- **EXERCISE PROMPT**
Carry none of the pictures over; write out the complete data exactly.

- **INFORMATION SUPPLIED**

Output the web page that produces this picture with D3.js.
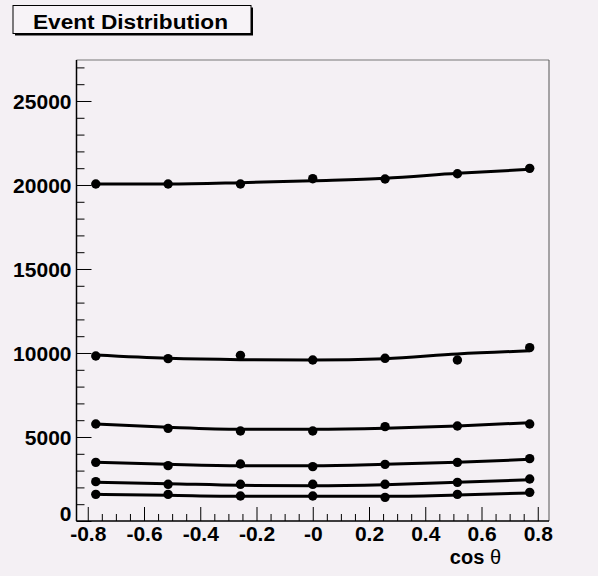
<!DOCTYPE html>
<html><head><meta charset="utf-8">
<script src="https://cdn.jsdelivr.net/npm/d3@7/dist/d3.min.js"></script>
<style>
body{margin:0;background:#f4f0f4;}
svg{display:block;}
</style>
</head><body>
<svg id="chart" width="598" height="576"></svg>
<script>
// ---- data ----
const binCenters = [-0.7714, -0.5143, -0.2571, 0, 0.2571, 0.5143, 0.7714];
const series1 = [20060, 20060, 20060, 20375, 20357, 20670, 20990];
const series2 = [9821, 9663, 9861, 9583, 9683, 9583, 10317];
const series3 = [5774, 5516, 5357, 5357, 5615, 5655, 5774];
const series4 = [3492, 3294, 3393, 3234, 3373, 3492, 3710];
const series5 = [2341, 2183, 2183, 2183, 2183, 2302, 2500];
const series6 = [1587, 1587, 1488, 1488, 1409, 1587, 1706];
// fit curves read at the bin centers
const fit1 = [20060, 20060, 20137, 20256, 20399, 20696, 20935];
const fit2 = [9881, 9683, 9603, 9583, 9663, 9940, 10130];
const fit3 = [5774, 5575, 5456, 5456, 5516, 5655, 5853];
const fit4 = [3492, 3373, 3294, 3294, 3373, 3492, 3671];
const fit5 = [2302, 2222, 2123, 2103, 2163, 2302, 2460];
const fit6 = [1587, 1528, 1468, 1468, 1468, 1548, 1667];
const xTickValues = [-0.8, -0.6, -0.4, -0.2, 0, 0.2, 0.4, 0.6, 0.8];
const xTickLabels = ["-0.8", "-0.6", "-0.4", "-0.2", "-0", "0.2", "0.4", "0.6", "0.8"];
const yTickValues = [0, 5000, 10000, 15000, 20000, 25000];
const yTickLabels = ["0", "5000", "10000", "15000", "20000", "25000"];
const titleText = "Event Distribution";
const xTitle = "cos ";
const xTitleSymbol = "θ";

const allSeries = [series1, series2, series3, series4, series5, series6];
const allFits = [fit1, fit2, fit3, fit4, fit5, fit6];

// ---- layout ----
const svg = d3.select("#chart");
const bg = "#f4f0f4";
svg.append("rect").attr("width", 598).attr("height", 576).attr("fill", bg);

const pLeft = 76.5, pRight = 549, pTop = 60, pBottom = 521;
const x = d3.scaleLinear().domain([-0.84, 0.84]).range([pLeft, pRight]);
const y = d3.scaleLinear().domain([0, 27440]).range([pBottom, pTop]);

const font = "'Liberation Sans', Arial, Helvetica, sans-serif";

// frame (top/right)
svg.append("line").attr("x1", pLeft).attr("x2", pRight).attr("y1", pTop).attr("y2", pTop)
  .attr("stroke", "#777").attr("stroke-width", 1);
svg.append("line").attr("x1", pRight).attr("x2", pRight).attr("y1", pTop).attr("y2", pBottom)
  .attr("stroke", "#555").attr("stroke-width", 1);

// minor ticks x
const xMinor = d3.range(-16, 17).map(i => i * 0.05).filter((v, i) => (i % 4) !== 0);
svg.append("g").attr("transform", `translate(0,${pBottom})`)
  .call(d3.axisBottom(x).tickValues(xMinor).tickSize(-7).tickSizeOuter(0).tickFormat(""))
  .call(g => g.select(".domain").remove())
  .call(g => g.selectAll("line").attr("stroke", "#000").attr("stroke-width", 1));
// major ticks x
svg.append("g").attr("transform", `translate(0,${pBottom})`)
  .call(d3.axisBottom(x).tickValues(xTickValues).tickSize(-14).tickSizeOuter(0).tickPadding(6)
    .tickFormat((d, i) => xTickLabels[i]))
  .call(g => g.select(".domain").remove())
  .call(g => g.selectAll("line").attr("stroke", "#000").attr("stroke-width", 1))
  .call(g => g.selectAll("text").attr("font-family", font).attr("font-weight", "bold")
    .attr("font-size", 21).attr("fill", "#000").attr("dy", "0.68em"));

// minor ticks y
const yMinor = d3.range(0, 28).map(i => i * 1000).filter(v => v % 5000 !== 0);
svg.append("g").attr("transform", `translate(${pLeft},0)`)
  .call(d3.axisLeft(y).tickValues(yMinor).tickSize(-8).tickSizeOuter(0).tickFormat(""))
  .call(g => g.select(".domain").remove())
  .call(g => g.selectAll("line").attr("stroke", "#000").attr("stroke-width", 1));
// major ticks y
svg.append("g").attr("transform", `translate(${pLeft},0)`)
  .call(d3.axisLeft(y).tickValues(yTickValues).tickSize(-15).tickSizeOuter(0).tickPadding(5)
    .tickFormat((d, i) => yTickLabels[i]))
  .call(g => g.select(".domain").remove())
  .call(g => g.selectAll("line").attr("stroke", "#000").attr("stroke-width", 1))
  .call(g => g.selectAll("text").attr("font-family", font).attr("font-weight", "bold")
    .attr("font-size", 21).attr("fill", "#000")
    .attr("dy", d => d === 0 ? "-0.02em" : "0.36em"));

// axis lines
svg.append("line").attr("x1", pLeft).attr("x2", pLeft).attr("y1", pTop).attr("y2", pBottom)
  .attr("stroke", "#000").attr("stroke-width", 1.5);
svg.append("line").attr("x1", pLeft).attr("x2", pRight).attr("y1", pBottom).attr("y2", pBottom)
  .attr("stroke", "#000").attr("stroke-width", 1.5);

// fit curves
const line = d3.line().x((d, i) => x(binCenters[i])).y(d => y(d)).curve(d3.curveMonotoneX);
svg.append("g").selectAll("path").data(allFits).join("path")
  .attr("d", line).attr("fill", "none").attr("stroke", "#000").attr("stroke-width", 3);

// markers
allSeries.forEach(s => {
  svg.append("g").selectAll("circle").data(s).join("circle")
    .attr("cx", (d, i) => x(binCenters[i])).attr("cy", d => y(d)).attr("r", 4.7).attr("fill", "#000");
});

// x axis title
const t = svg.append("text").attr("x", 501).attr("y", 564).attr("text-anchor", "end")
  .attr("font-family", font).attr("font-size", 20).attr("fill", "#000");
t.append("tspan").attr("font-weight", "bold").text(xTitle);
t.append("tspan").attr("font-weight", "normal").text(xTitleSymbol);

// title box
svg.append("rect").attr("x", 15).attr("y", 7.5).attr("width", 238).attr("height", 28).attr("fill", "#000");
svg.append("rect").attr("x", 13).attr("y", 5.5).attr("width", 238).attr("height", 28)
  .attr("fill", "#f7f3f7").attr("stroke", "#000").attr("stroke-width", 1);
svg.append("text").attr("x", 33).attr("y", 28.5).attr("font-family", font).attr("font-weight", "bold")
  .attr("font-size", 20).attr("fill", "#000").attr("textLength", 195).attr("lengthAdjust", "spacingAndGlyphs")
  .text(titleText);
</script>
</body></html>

- **ANSWER TO THE PROBLEM**
Output the web page that produces this picture with D3.js.
<!DOCTYPE html>
<html><head><meta charset="utf-8">
<script src="https://cdn.jsdelivr.net/npm/d3@7/dist/d3.min.js"></script>
<style>
body{margin:0;background:#f4f0f4;}
svg{display:block;}
</style>
</head><body>
<svg id="chart" width="598" height="576"></svg>
<script>
// ---- data ----
const binCenters = [-0.7714, -0.5143, -0.2571, 0, 0.2571, 0.5143, 0.7714];
const series1 = [20060, 20060, 20060, 20375, 20357, 20670, 20990];
const series2 = [9821, 9663, 9861, 9583, 9683, 9583, 10317];
const series3 = [5774, 5516, 5357, 5357, 5615, 5655, 5774];
const series4 = [3492, 3294, 3393, 3234, 3373, 3492, 3710];
const series5 = [2341, 2183, 2183, 2183, 2183, 2302, 2500];
const series6 = [1587, 1587, 1488, 1488, 1409, 1587, 1706];
// fit curves read at the bin centers
const fit1 = [20060, 20060, 20137, 20256, 20399, 20696, 20935];
const fit2 = [9881, 9683, 9603, 9583, 9663, 9940, 10130];
const fit3 = [5774, 5575, 5456, 5456, 5516, 5655, 5853];
const fit4 = [3492, 3373, 3294, 3294, 3373, 3492, 3671];
const fit5 = [2302, 2222, 2123, 2103, 2163, 2302, 2460];
const fit6 = [1587, 1528, 1468, 1468, 1468, 1548, 1667];
const xTickValues = [-0.8, -0.6, -0.4, -0.2, 0, 0.2, 0.4, 0.6, 0.8];
const xTickLabels = ["-0.8", "-0.6", "-0.4", "-0.2", "-0", "0.2", "0.4", "0.6", "0.8"];
const yTickValues = [0, 5000, 10000, 15000, 20000, 25000];
const yTickLabels = ["0", "5000", "10000", "15000", "20000", "25000"];
const titleText = "Event Distribution";
const xTitle = "cos ";
const xTitleSymbol = "θ";

const allSeries = [series1, series2, series3, series4, series5, series6];
const allFits = [fit1, fit2, fit3, fit4, fit5, fit6];

// ---- layout ----
const svg = d3.select("#chart");
const bg = "#f4f0f4";
svg.append("rect").attr("width", 598).attr("height", 576).attr("fill", bg);

const pLeft = 76.5, pRight = 549, pTop = 60, pBottom = 521;
const x = d3.scaleLinear().domain([-0.84, 0.84]).range([pLeft, pRight]);
const y = d3.scaleLinear().domain([0, 27440]).range([pBottom, pTop]);

const font = "'Liberation Sans', Arial, Helvetica, sans-serif";

// frame (top/right)
svg.append("line").attr("x1", pLeft).attr("x2", pRight).attr("y1", pTop).attr("y2", pTop)
  .attr("stroke", "#777").attr("stroke-width", 1);
svg.append("line").attr("x1", pRight).attr("x2", pRight).attr("y1", pTop).attr("y2", pBottom)
  .attr("stroke", "#555").attr("stroke-width", 1);

// minor ticks x
const xMinor = d3.range(-16, 17).map(i => i * 0.05).filter((v, i) => (i % 4) !== 0);
svg.append("g").attr("transform", `translate(0,${pBottom})`)
  .call(d3.axisBottom(x).tickValues(xMinor).tickSize(-7).tickSizeOuter(0).tickFormat(""))
  .call(g => g.select(".domain").remove())
  .call(g => g.selectAll("line").attr("stroke", "#000").attr("stroke-width", 1));
// major ticks x
svg.append("g").attr("transform", `translate(0,${pBottom})`)
  .call(d3.axisBottom(x).tickValues(xTickValues).tickSize(-14).tickSizeOuter(0).tickPadding(6)
    .tickFormat((d, i) => xTickLabels[i]))
  .call(g => g.select(".domain").remove())
  .call(g => g.selectAll("line").attr("stroke", "#000").attr("stroke-width", 1))
  .call(g => g.selectAll("text").attr("font-family", font).attr("font-weight", "bold")
    .attr("font-size", 21).attr("fill", "#000").attr("dy", "0.68em"));

// minor ticks y
const yMinor = d3.range(0, 28).map(i => i * 1000).filter(v => v % 5000 !== 0);
svg.append("g").attr("transform", `translate(${pLeft},0)`)
  .call(d3.axisLeft(y).tickValues(yMinor).tickSize(-8).tickSizeOuter(0).tickFormat(""))
  .call(g => g.select(".domain").remove())
  .call(g => g.selectAll("line").attr("stroke", "#000").attr("stroke-width", 1));
// major ticks y
svg.append("g").attr("transform", `translate(${pLeft},0)`)
  .call(d3.axisLeft(y).tickValues(yTickValues).tickSize(-15).tickSizeOuter(0).tickPadding(5)
    .tickFormat((d, i) => yTickLabels[i]))
  .call(g => g.select(".domain").remove())
  .call(g => g.selectAll("line").attr("stroke", "#000").attr("stroke-width", 1))
  .call(g => g.selectAll("text").attr("font-family", font).attr("font-weight", "bold")
    .attr("font-size", 21).attr("fill", "#000")
    .attr("dy", d => d === 0 ? "-0.02em" : "0.36em"));

// axis lines
svg.append("line").attr("x1", pLeft).attr("x2", pLeft).attr("y1", pTop).attr("y2", pBottom)
  .attr("stroke", "#000").attr("stroke-width", 1.5);
svg.append("line").attr("x1", pLeft).attr("x2", pRight).attr("y1", pBottom).attr("y2", pBottom)
  .attr("stroke", "#000").attr("stroke-width", 1.5);

// fit curves
const line = d3.line().x((d, i) => x(binCenters[i])).y(d => y(d)).curve(d3.curveMonotoneX);
svg.append("g").selectAll("path").data(allFits).join("path")
  .attr("d", line).attr("fill", "none").attr("stroke", "#000").attr("stroke-width", 3);

// markers
allSeries.forEach(s => {
  svg.append("g").selectAll("circle").data(s).join("circle")
    .attr("cx", (d, i) => x(binCenters[i])).attr("cy", d => y(d)).attr("r", 4.7).attr("fill", "#000");
});

// x axis title
const t = svg.append("text").attr("x", 501).attr("y", 564).attr("text-anchor", "end")
  .attr("font-family", font).attr("font-size", 20).attr("fill", "#000");
t.append("tspan").attr("font-weight", "bold").text(xTitle);
t.append("tspan").attr("font-weight", "normal").text(xTitleSymbol);

// title box
svg.append("rect").attr("x", 15).attr("y", 7.5).attr("width", 238).attr("height", 28).attr("fill", "#000");
svg.append("rect").attr("x", 13).attr("y", 5.5).attr("width", 238).attr("height", 28)
  .attr("fill", "#f7f3f7").attr("stroke", "#000").attr("stroke-width", 1);
svg.append("text").attr("x", 33).attr("y", 28.5).attr("font-family", font).attr("font-weight", "bold")
  .attr("font-size", 20).attr("fill", "#000").attr("textLength", 195).attr("lengthAdjust", "spacingAndGlyphs")
  .text(titleText);
</script>
</body></html>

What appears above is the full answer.